# Exercise details:
Take the lines of the data below from the very first through the line containing "from matplotlib.ticker import" and output them exactly, pictures excluded.

##### Supplied data #####

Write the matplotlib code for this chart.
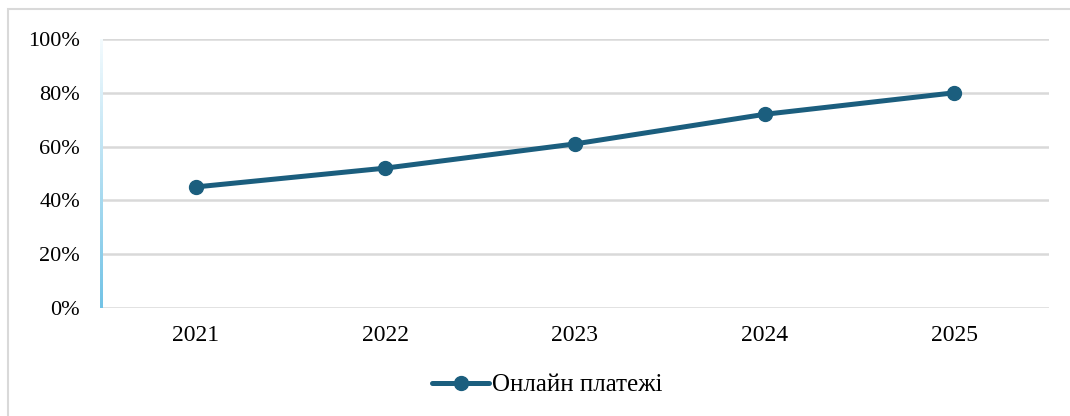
import numpy as np
import matplotlib.pyplot as plt
from matplotlib.patches import Rectangle
from matplotlib.ticker import PercentFormatter

# data
years = ['2021', '2022', '2023', '2024', '2025']
online = [45, 52, 61, 72, 80]
series_name = 'Онлайн платежі'

plt.rcParams['font.family'] = ['Liberation Serif', 'DejaVu Serif']

fig = plt.figure(figsize=(10.70, 4.16), dpi=100)
ax = fig.add_axes([101 / 1070, 1 - 308 / 416, 948 / 1070, 269 / 416])

# outer frame of the chart
fig.patches.append(Rectangle((8 / 1070, -0.05), 1.2, 1 - 9 / 416 + 0.05,
                             transform=fig.transFigure, fill=False,
                             edgecolor='#d9d9d9', linewidth=1.5))

x = np.arange(len(years))
ax.plot(x, online, color='#1b5e7e', linewidth=3.6, marker='o', markersize=10,
        label=series_name, zorder=3, solid_capstyle='round')

ax.set_xlim(-0.5, len(years) - 0.5)
ax.set_ylim(0, 100)
ax.set_yticks(range(0, 101, 20))
ax.yaxis.set_major_formatter(PercentFormatter(decimals=0))
ax.set_xticks(x)
ax.set_xticklabels(years)
ax.tick_params(length=0, colors='#000000')
ax.tick_params(axis='y', pad=15, labelsize=16)
ax.tick_params(axis='x', pad=12, labelsize=17)
ax.grid(axis='y', color='#d9d9d9', linewidth=1.8)
ax.set_axisbelow(True)
for s in ax.spines.values():
    s.set_visible(False)

# gradient left axis line
gax = fig.add_axes([100 / 1070, 1 - 308 / 416, 3 / 1070, 269 / 416])
grad = np.linspace(0, 1, 256).reshape(-1, 1)
cmap = plt.matplotlib.colors.LinearSegmentedColormap.from_list('g', ['#f4fbfe', '#72c3e6'])
gax.imshow(grad, aspect='auto', cmap=cmap, origin='upper')
gax.axis('off')

ax.legend(loc='center', bbox_to_anchor=(547 / 1070, 1 - 385 / 416), bbox_transform=fig.transFigure,
          frameon=False, fontsize=18, handlelength=2.3, handletextpad=0.1)

fig.savefig('out.png', dpi=100)
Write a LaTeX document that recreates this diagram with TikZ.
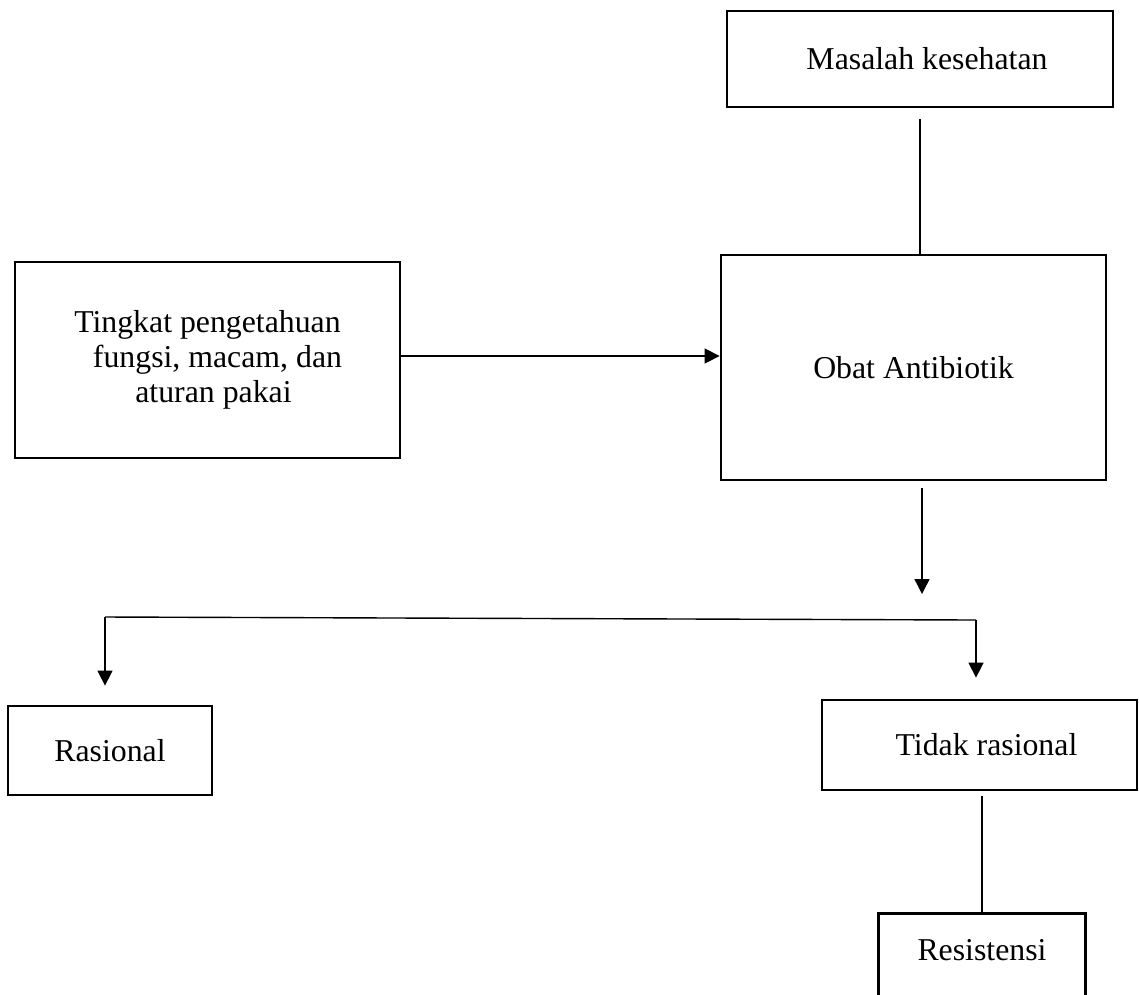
\documentclass[tikz,border=0pt]{standalone}
\usepackage{fontspec}
\setmainfont{Liberation Serif}
\usetikzlibrary{arrows.meta,calc}
\tikzset{
  box/.style={draw, line width=2.8pt, inner sep=0pt, align=center,
    font=\fontsize{31.8pt}{35pt}\selectfont},
  plain/.style={draw=none, inner sep=0pt, align=center,
    font=\fontsize{31.8pt}{35pt}\selectfont},
  conn/.style={line width=1.4pt},
  arr/.style={conn, -{Triangle[length=15pt,width=15pt]}},
  border/.style={line width=2.8pt}
}
\begin{document}
\begin{tikzpicture}[x=1pt,y=-1pt]
\useasboundingbox (0,0) rectangle (1139,994);
\clip (0,0) rectangle (1139,994);
\node[box, minimum width=386pt, minimum height=96pt] (mas) at (920,59) {\hspace*{14pt}Masalah kesehatan};
\node[box, minimum width=385pt, minimum height=225pt] (obat) at (913.5,367.5) {Obat Antibiotik};
\node[box, minimum width=385pt, minimum height=196pt] (ting) at (207.5,360)
  {Tingkat pengetahuan\\\hspace*{20pt}fungsi, macam, dan\\\hspace*{12pt}aturan pakai};
\node[box, minimum width=204pt, minimum height=89pt] (ras) at (110,750.5) {Rasional};
\node[box, minimum width=315pt, minimum height=90pt] (tid) at (979.5,745) {\hspace*{14pt}Tidak rasional};
\node[plain, minimum width=206pt, minimum height=72pt] (res) at (982,950) {Resistensi};
\draw[border] ([yshift=-20pt]res.south west) -- (res.north west) -- (res.north east) -- ([yshift=-20pt]res.south east);
\coordinate (split) at (922,594);
\coordinate (bl) at (105,617);
\coordinate (br) at (976,620);
\draw[conn, shorten <=11pt] (mas.south) -- (mas.south |- obat.north);
\draw[arr] (ting.east |- 0,356) -- (obat.west |- 0,356);
\draw[arr, shorten <=7pt] (obat.south -| split) -- (split);
\draw[conn] (bl) -- (br);
\draw[arr, shorten >=19pt] (bl) -- (bl |- ras.north);
\draw[arr, shorten >=21pt] (br) -- (br |- tid.north);
\draw[conn, shorten <=5pt] (tid.south -| res.north) -- (res.north);
\end{tikzpicture}
\end{document}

#####

# Solved problem:
Write the matplotlib code for this chart.
import numpy as np
import matplotlib.pyplot as plt
from matplotlib.patches import Rectangle
from matplotlib.ticker import PercentFormatter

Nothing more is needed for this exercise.